Dreamhouse Mortgage, led by Guriqbal Chahal, MBA, PMP, works directly with Alberta first-time buyers to align FHSA withdrawals with mortgage approvals and possession dates. The team helps you understand mortgage rate options alongside your down payment strategy so nothing falls through the cracks. Whether you are buying your first home in Airdrie, Chestermere, Okotoks, or anywhere across Alberta, Guriqbal and the Dreamhouse Mortgage team provide clear, personalized guidance from pre-approval through funding. Call Guriqbal Chahal at 403-966-6072 or connect on Google to book your free consultation today.
FAQ
What is the FHSA annual contribution limit in Canada?
The FHSA annual contribution limit is $8,000, with a lifetime maximum of $40,000. Unused room from one year carries forward to the next year only, up to $8,000.

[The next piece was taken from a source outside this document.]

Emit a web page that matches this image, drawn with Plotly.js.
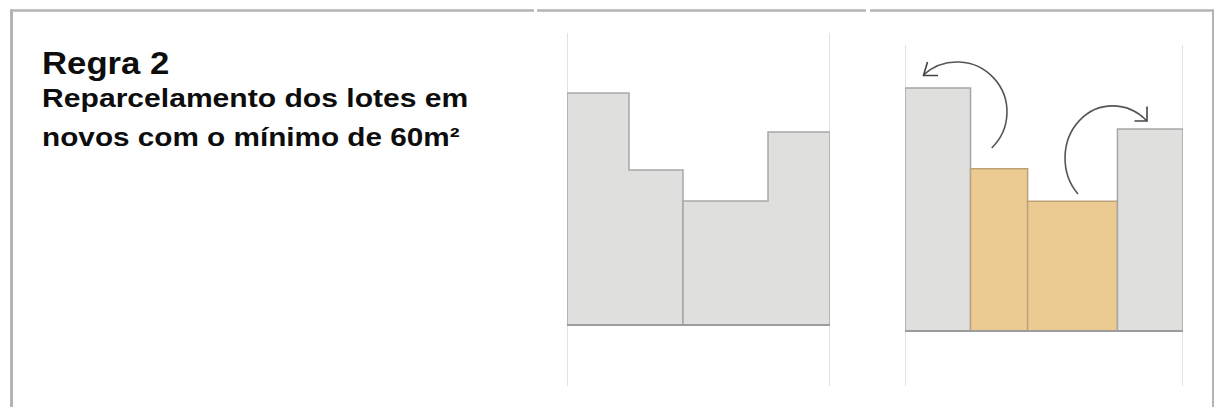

Can I use both the FHSA and the Home Buyers’ Plan for the same purchase?
Yes. The FHSA and the RRSP Home Buyers’ Plan can both be used on the same qualifying home purchase, effectively doubling the tax deductions available for your down payment savings.
What happens if I withdraw from my FHSA without a signed purchase agreement?
A withdrawal without a signed written agreement is a non-qualifying withdrawal. It is included in your taxable income, subject to withholding tax, and the contribution room is permanently forfeited.
How long do I have to move into the home after an FHSA withdrawal?
You must occupy the home as your principal residence by october 1 of the calendar year following your qualifying withdrawal. Missing this deadline makes the withdrawal fully taxable.
What happens to my FHSA if I never buy a home?
Unused FHSA funds can be transferred tax-free to your RRSP or RRIF without affecting your existing RRSP contribution room. The account must close by the end of the year you turn 71 or 15 years after opening, whichever comes first.